◆ Recorded data:
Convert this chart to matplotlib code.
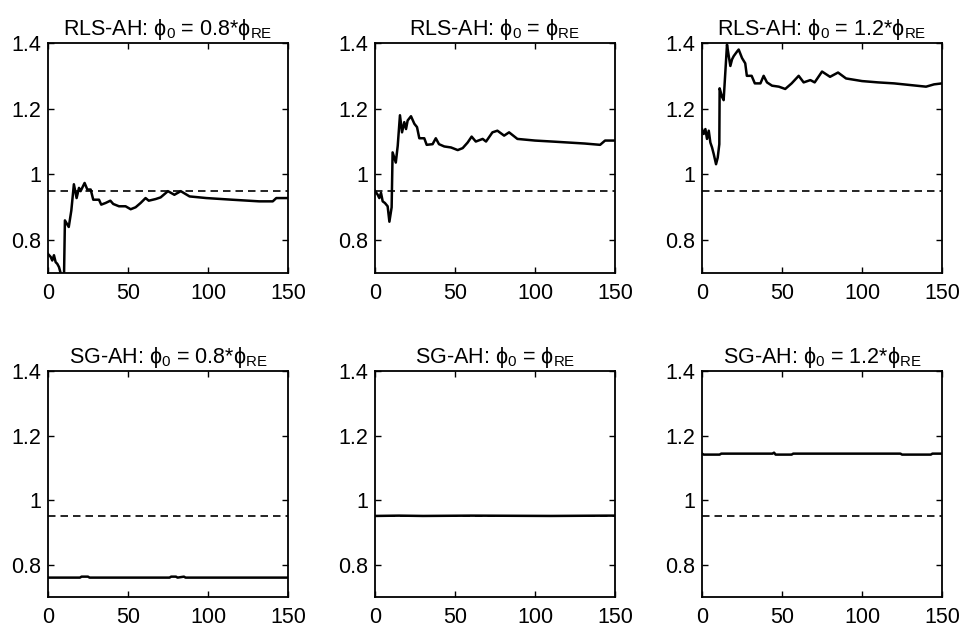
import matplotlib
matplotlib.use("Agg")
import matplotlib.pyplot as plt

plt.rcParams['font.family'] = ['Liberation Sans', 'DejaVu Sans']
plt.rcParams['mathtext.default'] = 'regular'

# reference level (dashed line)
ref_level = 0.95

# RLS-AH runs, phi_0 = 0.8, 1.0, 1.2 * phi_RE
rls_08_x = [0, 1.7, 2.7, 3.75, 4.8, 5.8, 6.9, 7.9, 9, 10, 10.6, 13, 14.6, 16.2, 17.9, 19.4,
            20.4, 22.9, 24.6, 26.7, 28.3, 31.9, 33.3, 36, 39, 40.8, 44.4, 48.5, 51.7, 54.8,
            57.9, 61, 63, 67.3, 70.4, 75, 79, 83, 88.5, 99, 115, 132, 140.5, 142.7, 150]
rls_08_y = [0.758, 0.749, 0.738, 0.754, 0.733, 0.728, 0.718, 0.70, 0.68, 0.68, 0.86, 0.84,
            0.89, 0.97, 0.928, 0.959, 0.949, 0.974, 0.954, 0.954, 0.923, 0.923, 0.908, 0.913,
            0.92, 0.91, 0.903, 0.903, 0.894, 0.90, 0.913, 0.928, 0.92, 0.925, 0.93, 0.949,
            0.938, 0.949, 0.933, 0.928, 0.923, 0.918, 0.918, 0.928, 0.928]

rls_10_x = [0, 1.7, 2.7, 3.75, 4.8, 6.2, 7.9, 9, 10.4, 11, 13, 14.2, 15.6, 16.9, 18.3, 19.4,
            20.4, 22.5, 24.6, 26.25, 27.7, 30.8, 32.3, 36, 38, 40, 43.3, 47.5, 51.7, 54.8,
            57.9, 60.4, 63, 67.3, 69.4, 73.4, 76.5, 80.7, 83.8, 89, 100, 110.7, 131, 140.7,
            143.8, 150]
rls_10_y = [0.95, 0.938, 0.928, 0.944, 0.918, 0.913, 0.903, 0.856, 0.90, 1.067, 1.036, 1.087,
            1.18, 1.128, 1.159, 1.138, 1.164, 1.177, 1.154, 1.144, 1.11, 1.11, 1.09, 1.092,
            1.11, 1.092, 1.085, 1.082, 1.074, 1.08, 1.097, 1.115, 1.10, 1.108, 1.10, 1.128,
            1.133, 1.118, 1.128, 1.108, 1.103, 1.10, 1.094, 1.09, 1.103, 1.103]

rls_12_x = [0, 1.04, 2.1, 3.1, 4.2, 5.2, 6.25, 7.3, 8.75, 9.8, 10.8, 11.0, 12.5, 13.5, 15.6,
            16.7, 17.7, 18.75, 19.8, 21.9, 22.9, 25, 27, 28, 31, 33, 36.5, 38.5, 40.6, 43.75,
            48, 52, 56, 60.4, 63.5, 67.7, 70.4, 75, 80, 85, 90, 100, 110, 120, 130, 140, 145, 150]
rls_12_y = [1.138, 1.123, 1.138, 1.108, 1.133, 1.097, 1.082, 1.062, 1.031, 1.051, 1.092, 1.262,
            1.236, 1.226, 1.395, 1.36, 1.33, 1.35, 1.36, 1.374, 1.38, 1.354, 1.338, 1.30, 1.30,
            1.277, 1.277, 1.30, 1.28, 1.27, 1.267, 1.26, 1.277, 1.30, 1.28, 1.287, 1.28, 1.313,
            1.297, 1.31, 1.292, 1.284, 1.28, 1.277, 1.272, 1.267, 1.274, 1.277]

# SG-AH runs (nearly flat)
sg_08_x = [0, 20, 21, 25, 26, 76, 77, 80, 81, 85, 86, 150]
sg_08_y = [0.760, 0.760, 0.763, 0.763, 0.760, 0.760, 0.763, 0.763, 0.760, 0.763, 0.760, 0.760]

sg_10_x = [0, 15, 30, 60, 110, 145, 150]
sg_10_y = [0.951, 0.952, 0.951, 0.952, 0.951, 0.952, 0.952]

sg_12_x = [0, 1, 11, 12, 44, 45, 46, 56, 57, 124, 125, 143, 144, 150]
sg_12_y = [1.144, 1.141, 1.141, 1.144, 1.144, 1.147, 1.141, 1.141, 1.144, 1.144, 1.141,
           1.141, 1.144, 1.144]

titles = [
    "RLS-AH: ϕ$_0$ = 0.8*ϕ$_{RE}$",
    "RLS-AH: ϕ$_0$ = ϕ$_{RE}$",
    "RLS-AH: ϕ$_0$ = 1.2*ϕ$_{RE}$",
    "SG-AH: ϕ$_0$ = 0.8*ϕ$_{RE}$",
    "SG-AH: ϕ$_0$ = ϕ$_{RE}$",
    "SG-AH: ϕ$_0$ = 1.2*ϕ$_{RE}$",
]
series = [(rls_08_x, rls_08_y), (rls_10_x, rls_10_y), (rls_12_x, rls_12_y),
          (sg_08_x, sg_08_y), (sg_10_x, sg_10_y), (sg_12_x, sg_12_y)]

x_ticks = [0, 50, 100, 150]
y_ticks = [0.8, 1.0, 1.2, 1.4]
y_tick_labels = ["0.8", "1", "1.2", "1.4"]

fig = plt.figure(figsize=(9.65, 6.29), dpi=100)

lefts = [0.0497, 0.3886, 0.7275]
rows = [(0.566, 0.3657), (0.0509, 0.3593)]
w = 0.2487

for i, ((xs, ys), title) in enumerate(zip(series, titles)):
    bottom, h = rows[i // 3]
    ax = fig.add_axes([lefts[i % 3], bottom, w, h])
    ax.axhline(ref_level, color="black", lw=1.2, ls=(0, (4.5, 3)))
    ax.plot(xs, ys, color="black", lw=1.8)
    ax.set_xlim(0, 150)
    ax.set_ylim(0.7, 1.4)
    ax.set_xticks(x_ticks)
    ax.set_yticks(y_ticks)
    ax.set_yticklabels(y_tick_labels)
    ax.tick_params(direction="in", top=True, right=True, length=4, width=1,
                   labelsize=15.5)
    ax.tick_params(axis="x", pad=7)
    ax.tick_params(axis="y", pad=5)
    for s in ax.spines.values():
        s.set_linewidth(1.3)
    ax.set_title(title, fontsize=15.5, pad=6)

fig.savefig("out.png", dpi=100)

◆ Set task: Repeat only what lies between the start of the data and the end of the line containing "ref_level = 0.95", exactly, with pictures left out.

◆ The reply:
Convert this chart to matplotlib code.
import matplotlib
matplotlib.use("Agg")
import matplotlib.pyplot as plt

plt.rcParams['font.family'] = ['Liberation Sans', 'DejaVu Sans']
plt.rcParams['mathtext.default'] = 'regular'

# reference level (dashed line)
ref_level = 0.95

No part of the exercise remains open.